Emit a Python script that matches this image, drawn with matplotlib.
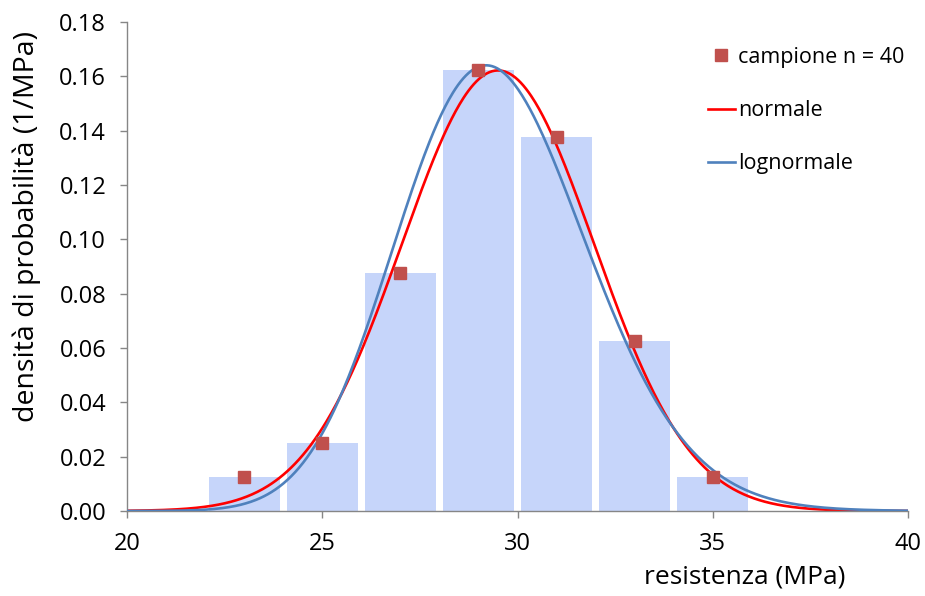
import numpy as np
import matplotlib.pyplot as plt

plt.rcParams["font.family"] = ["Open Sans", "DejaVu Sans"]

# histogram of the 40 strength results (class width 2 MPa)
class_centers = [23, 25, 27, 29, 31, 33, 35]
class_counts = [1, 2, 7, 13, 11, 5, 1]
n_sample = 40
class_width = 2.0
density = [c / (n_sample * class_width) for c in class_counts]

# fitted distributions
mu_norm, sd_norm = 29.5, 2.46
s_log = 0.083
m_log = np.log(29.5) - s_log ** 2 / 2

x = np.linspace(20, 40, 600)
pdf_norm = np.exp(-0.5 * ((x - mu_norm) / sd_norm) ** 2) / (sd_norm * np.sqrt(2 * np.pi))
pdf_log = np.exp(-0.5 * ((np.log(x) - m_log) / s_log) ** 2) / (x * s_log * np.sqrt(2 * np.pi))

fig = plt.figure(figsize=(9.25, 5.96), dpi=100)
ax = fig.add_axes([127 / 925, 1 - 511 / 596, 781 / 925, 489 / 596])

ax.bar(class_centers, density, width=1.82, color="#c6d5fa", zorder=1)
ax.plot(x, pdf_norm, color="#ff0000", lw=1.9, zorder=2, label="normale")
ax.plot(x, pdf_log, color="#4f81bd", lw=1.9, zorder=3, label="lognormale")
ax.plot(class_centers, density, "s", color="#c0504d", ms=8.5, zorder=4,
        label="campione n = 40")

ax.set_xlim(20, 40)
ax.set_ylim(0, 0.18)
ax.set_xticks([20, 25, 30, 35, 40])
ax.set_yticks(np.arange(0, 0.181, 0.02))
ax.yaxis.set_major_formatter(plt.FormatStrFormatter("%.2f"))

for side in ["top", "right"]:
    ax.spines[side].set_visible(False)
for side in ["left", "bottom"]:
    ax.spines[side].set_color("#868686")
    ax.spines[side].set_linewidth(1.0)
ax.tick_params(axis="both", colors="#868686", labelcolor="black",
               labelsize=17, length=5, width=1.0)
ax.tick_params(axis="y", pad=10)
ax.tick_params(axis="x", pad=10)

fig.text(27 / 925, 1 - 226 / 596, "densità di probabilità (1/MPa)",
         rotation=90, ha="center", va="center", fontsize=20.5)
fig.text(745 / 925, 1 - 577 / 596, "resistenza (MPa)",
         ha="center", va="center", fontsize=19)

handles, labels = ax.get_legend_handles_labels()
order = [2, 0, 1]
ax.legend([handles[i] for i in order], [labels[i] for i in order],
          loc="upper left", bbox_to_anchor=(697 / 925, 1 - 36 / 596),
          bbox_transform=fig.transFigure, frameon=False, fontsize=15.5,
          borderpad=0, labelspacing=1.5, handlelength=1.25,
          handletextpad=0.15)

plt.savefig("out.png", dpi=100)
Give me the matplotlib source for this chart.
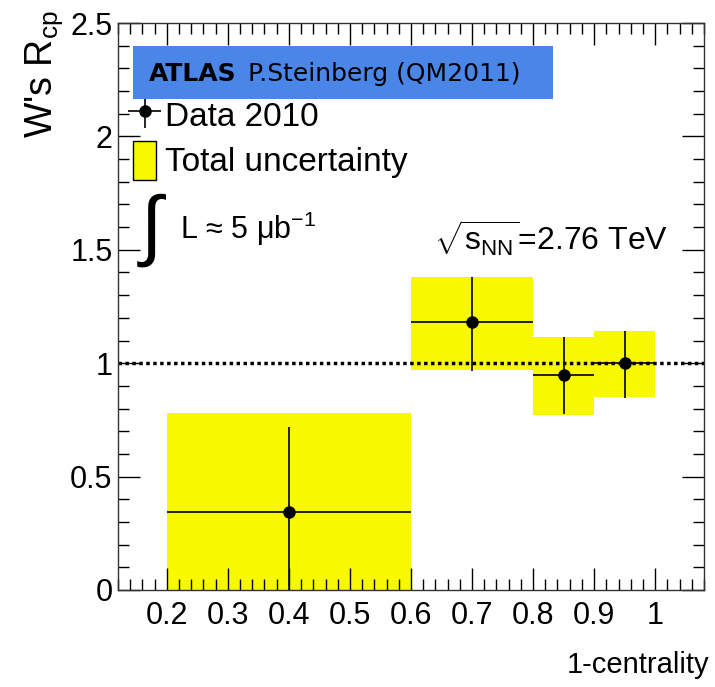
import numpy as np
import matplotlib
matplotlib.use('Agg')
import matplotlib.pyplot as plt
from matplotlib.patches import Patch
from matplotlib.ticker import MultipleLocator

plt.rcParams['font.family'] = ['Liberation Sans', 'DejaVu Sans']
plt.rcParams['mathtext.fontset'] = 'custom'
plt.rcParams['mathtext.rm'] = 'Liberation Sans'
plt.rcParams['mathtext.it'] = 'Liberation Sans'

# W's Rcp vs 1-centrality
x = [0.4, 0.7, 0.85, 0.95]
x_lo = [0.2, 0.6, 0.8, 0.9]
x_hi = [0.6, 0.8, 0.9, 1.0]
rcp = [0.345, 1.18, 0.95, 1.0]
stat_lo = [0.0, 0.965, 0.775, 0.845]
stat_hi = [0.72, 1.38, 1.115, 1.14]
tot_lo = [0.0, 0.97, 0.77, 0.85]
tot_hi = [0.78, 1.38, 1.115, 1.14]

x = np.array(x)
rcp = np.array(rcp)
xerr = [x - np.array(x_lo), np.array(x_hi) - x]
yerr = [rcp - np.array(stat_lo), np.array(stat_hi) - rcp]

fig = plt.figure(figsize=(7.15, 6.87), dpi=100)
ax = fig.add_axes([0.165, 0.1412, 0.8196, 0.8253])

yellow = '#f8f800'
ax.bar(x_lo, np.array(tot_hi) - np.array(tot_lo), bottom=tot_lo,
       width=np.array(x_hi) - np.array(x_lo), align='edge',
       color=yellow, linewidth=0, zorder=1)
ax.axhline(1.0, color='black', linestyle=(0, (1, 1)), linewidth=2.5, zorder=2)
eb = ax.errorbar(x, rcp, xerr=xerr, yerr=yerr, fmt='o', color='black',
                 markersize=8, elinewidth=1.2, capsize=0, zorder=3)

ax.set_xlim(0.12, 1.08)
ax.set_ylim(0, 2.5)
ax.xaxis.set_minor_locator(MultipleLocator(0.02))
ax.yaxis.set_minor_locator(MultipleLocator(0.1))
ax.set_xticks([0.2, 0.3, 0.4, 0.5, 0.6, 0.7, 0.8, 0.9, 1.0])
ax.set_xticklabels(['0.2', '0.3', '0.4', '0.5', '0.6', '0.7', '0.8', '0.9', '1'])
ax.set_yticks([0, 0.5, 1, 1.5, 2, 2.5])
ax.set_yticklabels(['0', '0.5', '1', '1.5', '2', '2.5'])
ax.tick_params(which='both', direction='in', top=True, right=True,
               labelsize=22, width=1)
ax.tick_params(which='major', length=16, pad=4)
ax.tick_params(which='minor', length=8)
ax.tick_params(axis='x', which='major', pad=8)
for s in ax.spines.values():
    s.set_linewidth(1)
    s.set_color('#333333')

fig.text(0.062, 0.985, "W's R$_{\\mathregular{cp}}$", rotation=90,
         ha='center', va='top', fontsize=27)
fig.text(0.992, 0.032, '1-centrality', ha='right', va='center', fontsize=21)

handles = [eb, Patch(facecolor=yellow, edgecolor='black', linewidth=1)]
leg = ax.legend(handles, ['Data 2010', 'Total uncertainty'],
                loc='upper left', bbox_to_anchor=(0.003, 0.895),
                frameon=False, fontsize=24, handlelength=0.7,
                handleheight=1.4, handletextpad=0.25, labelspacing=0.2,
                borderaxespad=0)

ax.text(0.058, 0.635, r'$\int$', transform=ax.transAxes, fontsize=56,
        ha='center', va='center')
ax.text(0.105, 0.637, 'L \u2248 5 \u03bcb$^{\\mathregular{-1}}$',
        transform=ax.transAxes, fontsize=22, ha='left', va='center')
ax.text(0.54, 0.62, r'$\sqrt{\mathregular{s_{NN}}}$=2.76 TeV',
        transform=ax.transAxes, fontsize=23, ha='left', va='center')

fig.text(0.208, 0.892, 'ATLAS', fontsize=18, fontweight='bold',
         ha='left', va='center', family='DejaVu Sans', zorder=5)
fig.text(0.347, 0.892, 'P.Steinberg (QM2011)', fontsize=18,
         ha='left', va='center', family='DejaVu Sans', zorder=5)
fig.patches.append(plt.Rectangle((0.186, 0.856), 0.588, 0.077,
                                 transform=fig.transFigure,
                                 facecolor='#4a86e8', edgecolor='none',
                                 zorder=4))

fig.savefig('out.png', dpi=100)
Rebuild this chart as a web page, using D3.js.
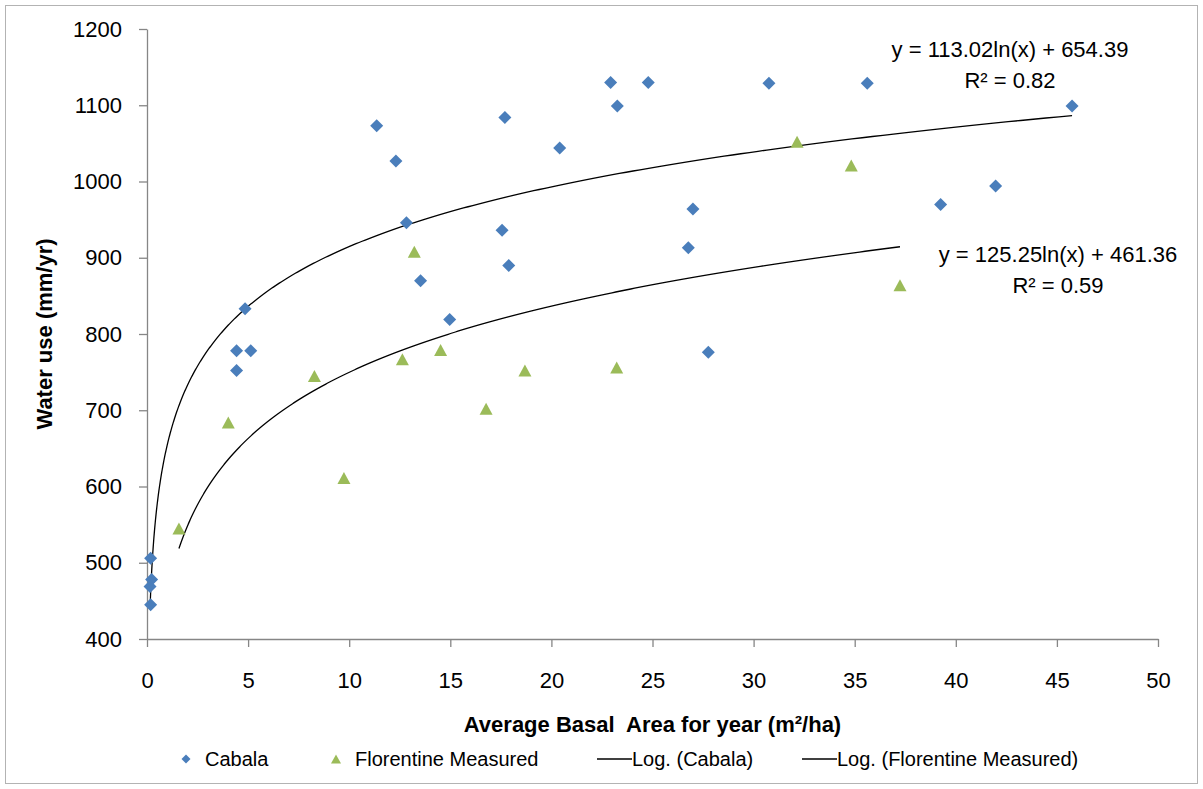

• • • • • • •

_Your task_. All of the records above must be copied exactly, except for the pictures.

_Task response_.
Emit a Python script that matches this image, drawn with matplotlib.
import numpy as np
import matplotlib.pyplot as plt

plt.rcParams["font.family"] = ["Open Sans", "DejaVu Sans"]

# histogram of the 40 strength results (class width 2 MPa)
class_centers = [23, 25, 27, 29, 31, 33, 35]
class_counts = [1, 2, 7, 13, 11, 5, 1]
n_sample = 40
class_width = 2.0
density = [c / (n_sample * class_width) for c in class_counts]

# fitted distributions
mu_norm, sd_norm = 29.5, 2.46
s_log = 0.083
m_log = np.log(29.5) - s_log ** 2 / 2

x = np.linspace(20, 40, 600)
pdf_norm = np.exp(-0.5 * ((x - mu_norm) / sd_norm) ** 2) / (sd_norm * np.sqrt(2 * np.pi))
pdf_log = np.exp(-0.5 * ((np.log(x) - m_log) / s_log) ** 2) / (x * s_log * np.sqrt(2 * np.pi))

fig = plt.figure(figsize=(9.25, 5.96), dpi=100)
ax = fig.add_axes([127 / 925, 1 - 511 / 596, 781 / 925, 489 / 596])

ax.bar(class_centers, density, width=1.82, color="#c6d5fa", zorder=1)
ax.plot(x, pdf_norm, color="#ff0000", lw=1.9, zorder=2, label="normale")
ax.plot(x, pdf_log, color="#4f81bd", lw=1.9, zorder=3, label="lognormale")
ax.plot(class_centers, density, "s", color="#c0504d", ms=8.5, zorder=4,
        label="campione n = 40")

ax.set_xlim(20, 40)
ax.set_ylim(0, 0.18)
ax.set_xticks([20, 25, 30, 35, 40])
ax.set_yticks(np.arange(0, 0.181, 0.02))
ax.yaxis.set_major_formatter(plt.FormatStrFormatter("%.2f"))

for side in ["top", "right"]:
    ax.spines[side].set_visible(False)
for side in ["left", "bottom"]:
    ax.spines[side].set_color("#868686")
    ax.spines[side].set_linewidth(1.0)
ax.tick_params(axis="both", colors="#868686", labelcolor="black",
               labelsize=17, length=5, width=1.0)
ax.tick_params(axis="y", pad=10)
ax.tick_params(axis="x", pad=10)

fig.text(27 / 925, 1 - 226 / 596, "densità di probabilità (1/MPa)",
         rotation=90, ha="center", va="center", fontsize=20.5)
fig.text(745 / 925, 1 - 577 / 596, "resistenza (MPa)",
         ha="center", va="center", fontsize=19)

handles, labels = ax.get_legend_handles_labels()
order = [2, 0, 1]
ax.legend([handles[i] for i in order], [labels[i] for i in order],
          loc="upper left", bbox_to_anchor=(697 / 925, 1 - 36 / 596),
          bbox_transform=fig.transFigure, frameon=False, fontsize=15.5,
          borderpad=0, labelspacing=1.5, handlelength=1.25,
          handletextpad=0.15)

plt.savefig("out.png", dpi=100)
Give me the matplotlib source for this chart.
import numpy as np
import matplotlib
matplotlib.use('Agg')
import matplotlib.pyplot as plt
from matplotlib.patches import Patch
from matplotlib.ticker import MultipleLocator

plt.rcParams['font.family'] = ['Liberation Sans', 'DejaVu Sans']
plt.rcParams['mathtext.fontset'] = 'custom'
plt.rcParams['mathtext.rm'] = 'Liberation Sans'
plt.rcParams['mathtext.it'] = 'Liberation Sans'

# W's Rcp vs 1-centrality
x = [0.4, 0.7, 0.85, 0.95]
x_lo = [0.2, 0.6, 0.8, 0.9]
x_hi = [0.6, 0.8, 0.9, 1.0]
rcp = [0.345, 1.18, 0.95, 1.0]
stat_lo = [0.0, 0.965, 0.775, 0.845]
stat_hi = [0.72, 1.38, 1.115, 1.14]
tot_lo = [0.0, 0.97, 0.77, 0.85]
tot_hi = [0.78, 1.38, 1.115, 1.14]

x = np.array(x)
rcp = np.array(rcp)
xerr = [x - np.array(x_lo), np.array(x_hi) - x]
yerr = [rcp - np.array(stat_lo), np.array(stat_hi) - rcp]

fig = plt.figure(figsize=(7.15, 6.87), dpi=100)
ax = fig.add_axes([0.165, 0.1412, 0.8196, 0.8253])

yellow = '#f8f800'
ax.bar(x_lo, np.array(tot_hi) - np.array(tot_lo), bottom=tot_lo,
       width=np.array(x_hi) - np.array(x_lo), align='edge',
       color=yellow, linewidth=0, zorder=1)
ax.axhline(1.0, color='black', linestyle=(0, (1, 1)), linewidth=2.5, zorder=2)
eb = ax.errorbar(x, rcp, xerr=xerr, yerr=yerr, fmt='o', color='black',
                 markersize=8, elinewidth=1.2, capsize=0, zorder=3)

ax.set_xlim(0.12, 1.08)
ax.set_ylim(0, 2.5)
ax.xaxis.set_minor_locator(MultipleLocator(0.02))
ax.yaxis.set_minor_locator(MultipleLocator(0.1))
ax.set_xticks([0.2, 0.3, 0.4, 0.5, 0.6, 0.7, 0.8, 0.9, 1.0])
ax.set_xticklabels(['0.2', '0.3', '0.4', '0.5', '0.6', '0.7', '0.8', '0.9', '1'])
ax.set_yticks([0, 0.5, 1, 1.5, 2, 2.5])
ax.set_yticklabels(['0', '0.5', '1', '1.5', '2', '2.5'])
ax.tick_params(which='both', direction='in', top=True, right=True,
               labelsize=22, width=1)
ax.tick_params(which='major', length=16, pad=4)
ax.tick_params(which='minor', length=8)
ax.tick_params(axis='x', which='major', pad=8)
for s in ax.spines.values():
    s.set_linewidth(1)
    s.set_color('#333333')

fig.text(0.062, 0.985, "W's R$_{\\mathregular{cp}}$", rotation=90,
         ha='center', va='top', fontsize=27)
fig.text(0.992, 0.032, '1-centrality', ha='right', va='center', fontsize=21)

handles = [eb, Patch(facecolor=yellow, edgecolor='black', linewidth=1)]
leg = ax.legend(handles, ['Data 2010', 'Total uncertainty'],
                loc='upper left', bbox_to_anchor=(0.003, 0.895),
                frameon=False, fontsize=24, handlelength=0.7,
                handleheight=1.4, handletextpad=0.25, labelspacing=0.2,
                borderaxespad=0)

ax.text(0.058, 0.635, r'$\int$', transform=ax.transAxes, fontsize=56,
        ha='center', va='center')
ax.text(0.105, 0.637, 'L \u2248 5 \u03bcb$^{\\mathregular{-1}}$',
        transform=ax.transAxes, fontsize=22, ha='left', va='center')
ax.text(0.54, 0.62, r'$\sqrt{\mathregular{s_{NN}}}$=2.76 TeV',
        transform=ax.transAxes, fontsize=23, ha='left', va='center')

fig.text(0.208, 0.892, 'ATLAS', fontsize=18, fontweight='bold',
         ha='left', va='center', family='DejaVu Sans', zorder=5)
fig.text(0.347, 0.892, 'P.Steinberg (QM2011)', fontsize=18,
         ha='left', va='center', family='DejaVu Sans', zorder=5)
fig.patches.append(plt.Rectangle((0.186, 0.856), 0.588, 0.077,
                                 transform=fig.transFigure,
                                 facecolor='#4a86e8', edgecolor='none',
                                 zorder=4))

fig.savefig('out.png', dpi=100)
Rebuild this chart as a web page, using D3.js.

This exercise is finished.